>>>>

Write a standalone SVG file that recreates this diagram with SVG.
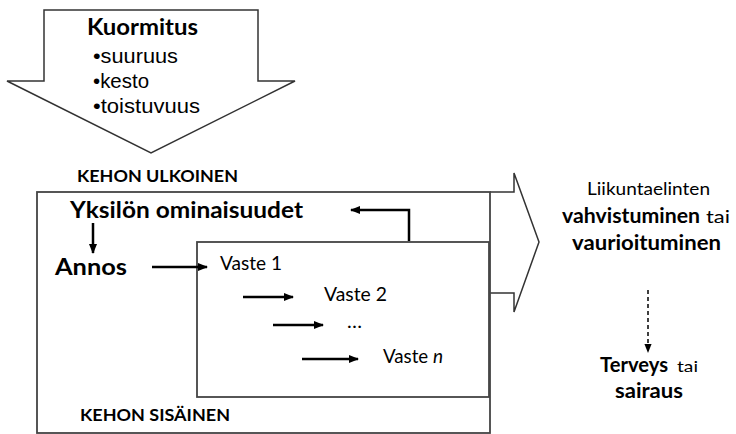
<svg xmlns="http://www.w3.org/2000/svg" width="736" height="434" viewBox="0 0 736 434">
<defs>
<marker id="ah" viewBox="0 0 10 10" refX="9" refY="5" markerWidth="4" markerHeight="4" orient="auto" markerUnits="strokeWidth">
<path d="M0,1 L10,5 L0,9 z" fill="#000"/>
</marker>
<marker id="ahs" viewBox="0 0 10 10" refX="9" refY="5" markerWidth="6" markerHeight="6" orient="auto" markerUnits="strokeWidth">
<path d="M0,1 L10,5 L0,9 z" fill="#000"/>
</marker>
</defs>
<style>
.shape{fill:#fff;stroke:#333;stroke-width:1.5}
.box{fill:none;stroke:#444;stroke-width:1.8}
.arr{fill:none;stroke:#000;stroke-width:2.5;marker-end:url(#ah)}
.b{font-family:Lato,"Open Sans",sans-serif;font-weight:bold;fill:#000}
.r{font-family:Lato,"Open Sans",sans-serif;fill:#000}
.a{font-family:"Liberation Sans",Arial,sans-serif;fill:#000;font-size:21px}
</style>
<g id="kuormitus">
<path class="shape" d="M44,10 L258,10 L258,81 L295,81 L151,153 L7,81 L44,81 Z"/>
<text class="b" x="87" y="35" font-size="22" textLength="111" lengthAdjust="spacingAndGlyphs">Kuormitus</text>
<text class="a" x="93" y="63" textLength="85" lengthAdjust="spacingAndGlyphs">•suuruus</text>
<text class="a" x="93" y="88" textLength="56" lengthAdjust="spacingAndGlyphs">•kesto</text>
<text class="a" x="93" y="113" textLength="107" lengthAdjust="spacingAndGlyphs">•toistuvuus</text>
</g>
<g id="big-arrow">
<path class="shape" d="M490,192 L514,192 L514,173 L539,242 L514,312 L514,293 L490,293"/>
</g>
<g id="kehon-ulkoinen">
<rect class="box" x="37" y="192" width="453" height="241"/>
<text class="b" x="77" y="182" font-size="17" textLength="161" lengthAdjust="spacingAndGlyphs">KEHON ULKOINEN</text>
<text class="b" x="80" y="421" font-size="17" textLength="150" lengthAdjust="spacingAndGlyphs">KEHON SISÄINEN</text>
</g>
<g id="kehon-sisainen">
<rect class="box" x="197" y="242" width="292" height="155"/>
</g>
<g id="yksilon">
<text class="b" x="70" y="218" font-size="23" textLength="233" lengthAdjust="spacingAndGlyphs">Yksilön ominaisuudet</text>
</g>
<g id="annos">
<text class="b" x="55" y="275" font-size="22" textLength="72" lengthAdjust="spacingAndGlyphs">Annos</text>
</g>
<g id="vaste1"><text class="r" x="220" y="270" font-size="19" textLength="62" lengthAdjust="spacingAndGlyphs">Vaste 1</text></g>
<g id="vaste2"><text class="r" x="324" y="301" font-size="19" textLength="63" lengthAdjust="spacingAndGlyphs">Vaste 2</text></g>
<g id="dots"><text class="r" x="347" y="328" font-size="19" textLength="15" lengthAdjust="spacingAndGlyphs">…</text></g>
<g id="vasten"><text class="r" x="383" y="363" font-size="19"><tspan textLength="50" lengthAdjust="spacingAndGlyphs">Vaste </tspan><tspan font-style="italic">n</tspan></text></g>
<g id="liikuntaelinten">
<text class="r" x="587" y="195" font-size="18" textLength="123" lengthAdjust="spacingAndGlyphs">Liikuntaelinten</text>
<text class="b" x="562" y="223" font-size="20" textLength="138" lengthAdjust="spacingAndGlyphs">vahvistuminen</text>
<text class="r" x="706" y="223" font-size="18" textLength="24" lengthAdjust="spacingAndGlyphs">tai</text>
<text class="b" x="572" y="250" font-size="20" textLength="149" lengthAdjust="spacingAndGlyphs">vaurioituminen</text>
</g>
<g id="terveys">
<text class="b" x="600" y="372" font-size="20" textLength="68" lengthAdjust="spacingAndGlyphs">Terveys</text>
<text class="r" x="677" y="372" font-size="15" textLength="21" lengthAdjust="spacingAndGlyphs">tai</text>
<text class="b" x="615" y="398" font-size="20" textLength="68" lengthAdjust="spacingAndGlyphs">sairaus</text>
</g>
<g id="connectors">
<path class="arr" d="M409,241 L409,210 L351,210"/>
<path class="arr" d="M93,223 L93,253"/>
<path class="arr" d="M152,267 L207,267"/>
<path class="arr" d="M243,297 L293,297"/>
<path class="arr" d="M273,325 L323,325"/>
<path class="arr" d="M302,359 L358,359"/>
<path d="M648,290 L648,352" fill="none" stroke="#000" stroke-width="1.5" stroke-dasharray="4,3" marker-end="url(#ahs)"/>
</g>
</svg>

<<<<

Copy out every line of the material above exactly, skipping the pictures.

■ Expected answer
Write a standalone SVG file that recreates this diagram with SVG.
<svg xmlns="http://www.w3.org/2000/svg" width="736" height="434" viewBox="0 0 736 434">
<defs>
<marker id="ah" viewBox="0 0 10 10" refX="9" refY="5" markerWidth="4" markerHeight="4" orient="auto" markerUnits="strokeWidth">
<path d="M0,1 L10,5 L0,9 z" fill="#000"/>
</marker>
<marker id="ahs" viewBox="0 0 10 10" refX="9" refY="5" markerWidth="6" markerHeight="6" orient="auto" markerUnits="strokeWidth">
<path d="M0,1 L10,5 L0,9 z" fill="#000"/>
</marker>
</defs>
<style>
.shape{fill:#fff;stroke:#333;stroke-width:1.5}
.box{fill:none;stroke:#444;stroke-width:1.8}
.arr{fill:none;stroke:#000;stroke-width:2.5;marker-end:url(#ah)}
.b{font-family:Lato,"Open Sans",sans-serif;font-weight:bold;fill:#000}
.r{font-family:Lato,"Open Sans",sans-serif;fill:#000}
.a{font-family:"Liberation Sans",Arial,sans-serif;fill:#000;font-size:21px}
</style>
<g id="kuormitus">
<path class="shape" d="M44,10 L258,10 L258,81 L295,81 L151,153 L7,81 L44,81 Z"/>
<text class="b" x="87" y="35" font-size="22" textLength="111" lengthAdjust="spacingAndGlyphs">Kuormitus</text>
<text class="a" x="93" y="63" textLength="85" lengthAdjust="spacingAndGlyphs">•suuruus</text>
<text class="a" x="93" y="88" textLength="56" lengthAdjust="spacingAndGlyphs">•kesto</text>
<text class="a" x="93" y="113" textLength="107" lengthAdjust="spacingAndGlyphs">•toistuvuus</text>
</g>
<g id="big-arrow">
<path class="shape" d="M490,192 L514,192 L514,173 L539,242 L514,312 L514,293 L490,293"/>
</g>
<g id="kehon-ulkoinen">
<rect class="box" x="37" y="192" width="453" height="241"/>
<text class="b" x="77" y="182" font-size="17" textLength="161" lengthAdjust="spacingAndGlyphs">KEHON ULKOINEN</text>
<text class="b" x="80" y="421" font-size="17" textLength="150" lengthAdjust="spacingAndGlyphs">KEHON SISÄINEN</text>
</g>
<g id="kehon-sisainen">
<rect class="box" x="197" y="242" width="292" height="155"/>
</g>
<g id="yksilon">
<text class="b" x="70" y="218" font-size="23" textLength="233" lengthAdjust="spacingAndGlyphs">Yksilön ominaisuudet</text>
</g>
<g id="annos">
<text class="b" x="55" y="275" font-size="22" textLength="72" lengthAdjust="spacingAndGlyphs">Annos</text>
</g>
<g id="vaste1"><text class="r" x="220" y="270" font-size="19" textLength="62" lengthAdjust="spacingAndGlyphs">Vaste 1</text></g>
<g id="vaste2"><text class="r" x="324" y="301" font-size="19" textLength="63" lengthAdjust="spacingAndGlyphs">Vaste 2</text></g>
<g id="dots"><text class="r" x="347" y="328" font-size="19" textLength="15" lengthAdjust="spacingAndGlyphs">…</text></g>
<g id="vasten"><text class="r" x="383" y="363" font-size="19"><tspan textLength="50" lengthAdjust="spacingAndGlyphs">Vaste </tspan><tspan font-style="italic">n</tspan></text></g>
<g id="liikuntaelinten">
<text class="r" x="587" y="195" font-size="18" textLength="123" lengthAdjust="spacingAndGlyphs">Liikuntaelinten</text>
<text class="b" x="562" y="223" font-size="20" textLength="138" lengthAdjust="spacingAndGlyphs">vahvistuminen</text>
<text class="r" x="706" y="223" font-size="18" textLength="24" lengthAdjust="spacingAndGlyphs">tai</text>
<text class="b" x="572" y="250" font-size="20" textLength="149" lengthAdjust="spacingAndGlyphs">vaurioituminen</text>
</g>
<g id="terveys">
<text class="b" x="600" y="372" font-size="20" textLength="68" lengthAdjust="spacingAndGlyphs">Terveys</text>
<text class="r" x="677" y="372" font-size="15" textLength="21" lengthAdjust="spacingAndGlyphs">tai</text>
<text class="b" x="615" y="398" font-size="20" textLength="68" lengthAdjust="spacingAndGlyphs">sairaus</text>
</g>
<g id="connectors">
<path class="arr" d="M409,241 L409,210 L351,210"/>
<path class="arr" d="M93,223 L93,253"/>
<path class="arr" d="M152,267 L207,267"/>
<path class="arr" d="M243,297 L293,297"/>
<path class="arr" d="M273,325 L323,325"/>
<path class="arr" d="M302,359 L358,359"/>
<path d="M648,290 L648,352" fill="none" stroke="#000" stroke-width="1.5" stroke-dasharray="4,3" marker-end="url(#ahs)"/>
</g>
</svg>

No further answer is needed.